— START Source material —
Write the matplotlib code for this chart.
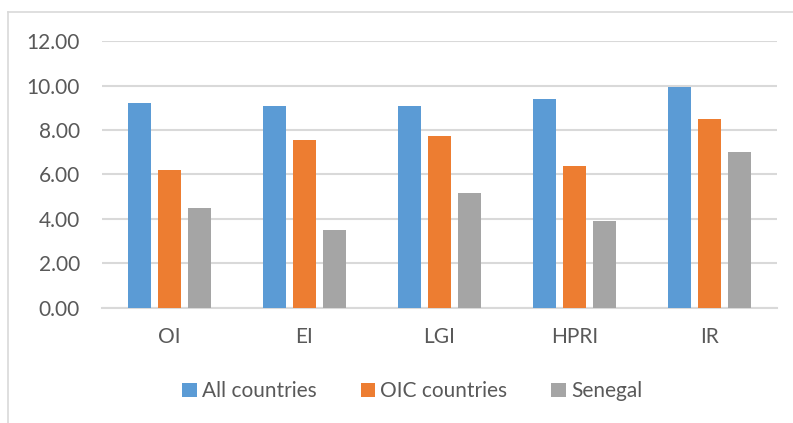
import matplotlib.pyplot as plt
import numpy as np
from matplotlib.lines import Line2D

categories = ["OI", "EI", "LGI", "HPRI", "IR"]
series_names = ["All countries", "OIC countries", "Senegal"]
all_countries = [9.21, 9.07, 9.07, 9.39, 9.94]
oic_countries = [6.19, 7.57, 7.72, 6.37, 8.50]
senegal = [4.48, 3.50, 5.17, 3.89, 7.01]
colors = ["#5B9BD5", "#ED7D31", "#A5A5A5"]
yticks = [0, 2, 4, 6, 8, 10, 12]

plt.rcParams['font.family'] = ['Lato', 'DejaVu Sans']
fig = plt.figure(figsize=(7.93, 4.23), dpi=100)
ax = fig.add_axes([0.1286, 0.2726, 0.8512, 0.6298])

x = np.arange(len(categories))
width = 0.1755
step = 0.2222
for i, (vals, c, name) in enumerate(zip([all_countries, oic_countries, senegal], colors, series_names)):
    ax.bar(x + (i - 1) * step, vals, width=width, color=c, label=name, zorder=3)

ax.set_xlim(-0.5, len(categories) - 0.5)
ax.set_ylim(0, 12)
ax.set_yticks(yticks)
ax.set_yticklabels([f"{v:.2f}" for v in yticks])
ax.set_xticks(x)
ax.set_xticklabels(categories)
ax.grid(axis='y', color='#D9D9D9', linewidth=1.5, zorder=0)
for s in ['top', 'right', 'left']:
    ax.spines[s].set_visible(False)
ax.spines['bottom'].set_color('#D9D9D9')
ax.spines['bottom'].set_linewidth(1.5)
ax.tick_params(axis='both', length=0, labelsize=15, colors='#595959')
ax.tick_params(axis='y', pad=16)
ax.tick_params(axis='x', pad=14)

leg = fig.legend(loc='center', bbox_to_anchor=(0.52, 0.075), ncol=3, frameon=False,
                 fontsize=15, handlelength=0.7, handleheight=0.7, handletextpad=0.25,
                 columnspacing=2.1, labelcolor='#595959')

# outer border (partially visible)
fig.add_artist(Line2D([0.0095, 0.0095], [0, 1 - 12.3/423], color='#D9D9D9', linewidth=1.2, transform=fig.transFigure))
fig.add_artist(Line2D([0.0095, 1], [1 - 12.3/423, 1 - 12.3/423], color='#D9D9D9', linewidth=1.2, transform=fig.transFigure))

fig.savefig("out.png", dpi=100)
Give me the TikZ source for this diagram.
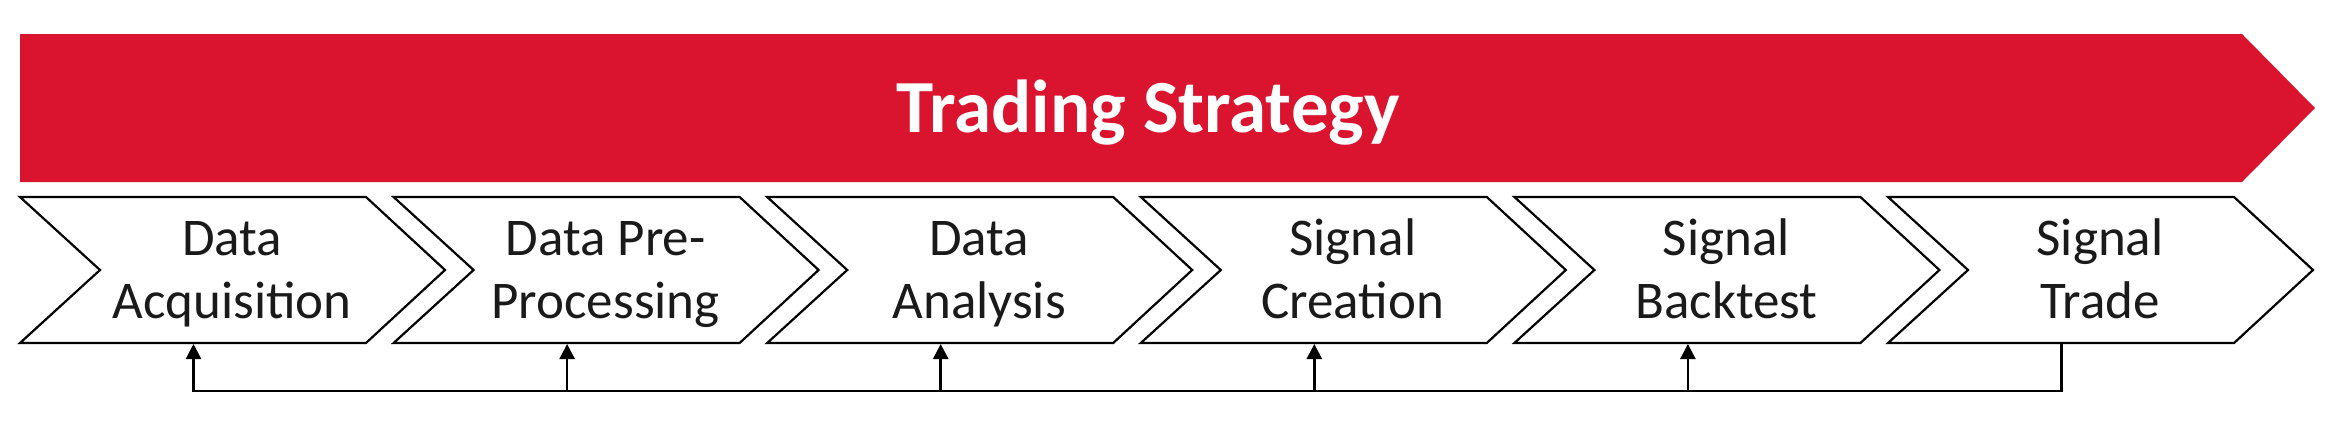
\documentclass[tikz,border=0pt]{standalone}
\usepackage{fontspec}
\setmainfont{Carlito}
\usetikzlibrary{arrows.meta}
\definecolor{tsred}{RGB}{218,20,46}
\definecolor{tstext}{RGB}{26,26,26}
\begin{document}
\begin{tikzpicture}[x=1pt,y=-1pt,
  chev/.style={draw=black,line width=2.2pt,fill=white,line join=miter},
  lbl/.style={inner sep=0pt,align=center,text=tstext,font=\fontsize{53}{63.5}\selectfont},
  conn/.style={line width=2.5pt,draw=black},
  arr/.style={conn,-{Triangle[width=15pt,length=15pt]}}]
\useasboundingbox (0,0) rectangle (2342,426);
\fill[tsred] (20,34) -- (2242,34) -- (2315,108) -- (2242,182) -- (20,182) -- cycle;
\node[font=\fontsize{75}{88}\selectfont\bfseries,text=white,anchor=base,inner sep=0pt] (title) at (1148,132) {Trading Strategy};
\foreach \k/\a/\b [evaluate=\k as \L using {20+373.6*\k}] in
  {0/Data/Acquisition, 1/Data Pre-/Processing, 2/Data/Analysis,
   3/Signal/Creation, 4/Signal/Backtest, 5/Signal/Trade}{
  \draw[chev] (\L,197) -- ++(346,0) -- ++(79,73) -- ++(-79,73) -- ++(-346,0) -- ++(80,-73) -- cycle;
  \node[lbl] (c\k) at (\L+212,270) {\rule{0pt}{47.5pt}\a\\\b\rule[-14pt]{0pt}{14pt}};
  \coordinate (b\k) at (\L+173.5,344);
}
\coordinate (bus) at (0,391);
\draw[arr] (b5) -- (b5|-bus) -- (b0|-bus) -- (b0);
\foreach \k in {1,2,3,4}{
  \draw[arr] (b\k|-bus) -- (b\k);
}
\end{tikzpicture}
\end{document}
— END Source material —
* Given request: Only the lines from the start of the records above through the line containing "columnspacing=2.1, labelcolor='#595959')" should be returned, exactly and with both ends, please; the pictures stay out.

* Output:
Write the matplotlib code for this chart.
import matplotlib.pyplot as plt
import numpy as np
from matplotlib.lines import Line2D

categories = ["OI", "EI", "LGI", "HPRI", "IR"]
series_names = ["All countries", "OIC countries", "Senegal"]
all_countries = [9.21, 9.07, 9.07, 9.39, 9.94]
oic_countries = [6.19, 7.57, 7.72, 6.37, 8.50]
senegal = [4.48, 3.50, 5.17, 3.89, 7.01]
colors = ["#5B9BD5", "#ED7D31", "#A5A5A5"]
yticks = [0, 2, 4, 6, 8, 10, 12]

plt.rcParams['font.family'] = ['Lato', 'DejaVu Sans']
fig = plt.figure(figsize=(7.93, 4.23), dpi=100)
ax = fig.add_axes([0.1286, 0.2726, 0.8512, 0.6298])

x = np.arange(len(categories))
width = 0.1755
step = 0.2222
for i, (vals, c, name) in enumerate(zip([all_countries, oic_countries, senegal], colors, series_names)):
    ax.bar(x + (i - 1) * step, vals, width=width, color=c, label=name, zorder=3)

ax.set_xlim(-0.5, len(categories) - 0.5)
ax.set_ylim(0, 12)
ax.set_yticks(yticks)
ax.set_yticklabels([f"{v:.2f}" for v in yticks])
ax.set_xticks(x)
ax.set_xticklabels(categories)
ax.grid(axis='y', color='#D9D9D9', linewidth=1.5, zorder=0)
for s in ['top', 'right', 'left']:
    ax.spines[s].set_visible(False)
ax.spines['bottom'].set_color('#D9D9D9')
ax.spines['bottom'].set_linewidth(1.5)
ax.tick_params(axis='both', length=0, labelsize=15, colors='#595959')
ax.tick_params(axis='y', pad=16)
ax.tick_params(axis='x', pad=14)

leg = fig.legend(loc='center', bbox_to_anchor=(0.52, 0.075), ncol=3, frameon=False,
                 fontsize=15, handlelength=0.7, handleheight=0.7, handletextpad=0.25,
                 columnspacing=2.1, labelcolor='#595959')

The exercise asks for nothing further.